Joshua: But different PRED values! Isn’t that enough, to give different interpretations of ARG1?
Antske: If I were to go to a completely semantic representation, I’d say there’s one event with these roles, and then it becomes unclear who’s doing what.
Guy: Why not add an ARG2 with the causativizing suffix, keeping the same predicate symbol. Just unify in an ARG2. Leaving the other underpsecified.
Emily: Linking to ARG1 and ARG2 in that case? Do we want to interpret ARG1 as undergoes and just have the added argument (agent) be ARG2?
Antske: Do all verbs do that, or just a group of verbs? Could say they’re ARG2 only, until the ARG1 gets unified in.
Guy: Ann’s already said she doesn’t want to attach any interpretations to specific ARG1.
David/Antske: Can the unergative ones go through causative?
Emily: Is it the same causative?
Joshua: Not clear.
Guy: Does the internal causative only attach to things that are very patientive to begin with?
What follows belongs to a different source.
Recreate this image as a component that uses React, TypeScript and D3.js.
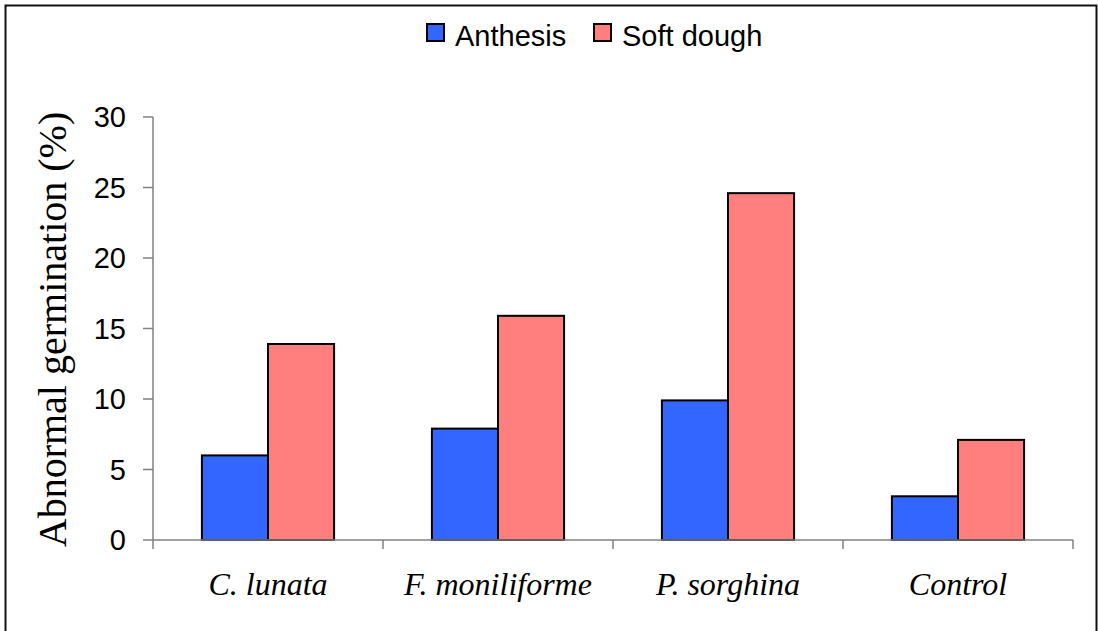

Joshua: I’ve done some empirical grepping, but no generalizations stood out. Each verb is attested with a couple different ones of these; moribund language, can’t do elicitation.
David: On the second issue of NPs. Do you have to have a determiner for all NPs?
Joshua: I wonder that too. Mostly yes, aside from proper nouns.
David: Do names get determiners?
Joshua: Not usually.
David: Because this determiner can be put in front of anything, what happens when you put it in front of something that’s been causativized, and does it differ depending on the determiner? If you treat the NPs as basically verbal, I think there are some problems with that. There are still reasons to think that NPs are underlyingly nouny, but it’s extremely subtle.
Joshua: You can tell the ones that are nouny v the ones that are verby by their morphotactic potential.
David: Possessive marking only on nouns?
Joshua: Yes.
David: Even a determiner in front of a VP can’t have a possessor?
Joshua: Right – that’s one of the main criteria for determining a noun from a verb.
Woodley: Does the causative morpheme go on non-verbs?
Joshua: Transitivizers only attach to verbs; nouns can take subject but can never become transitive.
Woodley: Prepositions, adjectives?
Joshua: Only two prepositions: one locative and one grammatical.
Emily: I’m wondering if we can Dan to expand on his reaction…
Dan: Getting use to the idea of the same variable showing up as ARG0 in two EPs, but surprised by the repeat of the ARG1. Why not splurge and use ARG2?
Joshua: Predicate-symbol specific interpretation.
Dan: What work it the event doing for you, other than serving as a bookkeeping device?
Joshua: What more work should I want it to do?
Dan: Tense/aspect – stuff that can happen to one of the events but not the other if they are distinct? Negation negating one but not the other? It seems like it ought to be possible to determine empirically whether the grammar treats them as separate?
Joshua: That only goes one way, right? If I don’t find evidence that they’re separate, then what do I know?
Dan: I was hoping you’d find some.
Dan: As soon as you use ARG2, why not just use one EP?
Joshua: I’ve got multiple different causatives – internal, external, out of control, in control. Encoding that with the predicate symbol.
Emily: But those could be intersective modifiers…
Francis: What would make the whole discussion stronger is some way of telling the different. The intuition that this describes it better is hard to justify. The one you’ve seen first or in a nice presentation will make more sense. Are there any linguistic tests/things where sharing an ARG0 makes a different prediction?
Joshua: The only types of things I know about so far are things that, if you find them, would argue for more than one ARG0. Having a single ARG0 constitutes a hypothesis that you won’t find them.
Guy: But you’ve still said two predicates, not just one.
Joshua: I’m still not sure what it means for something to be a predicate.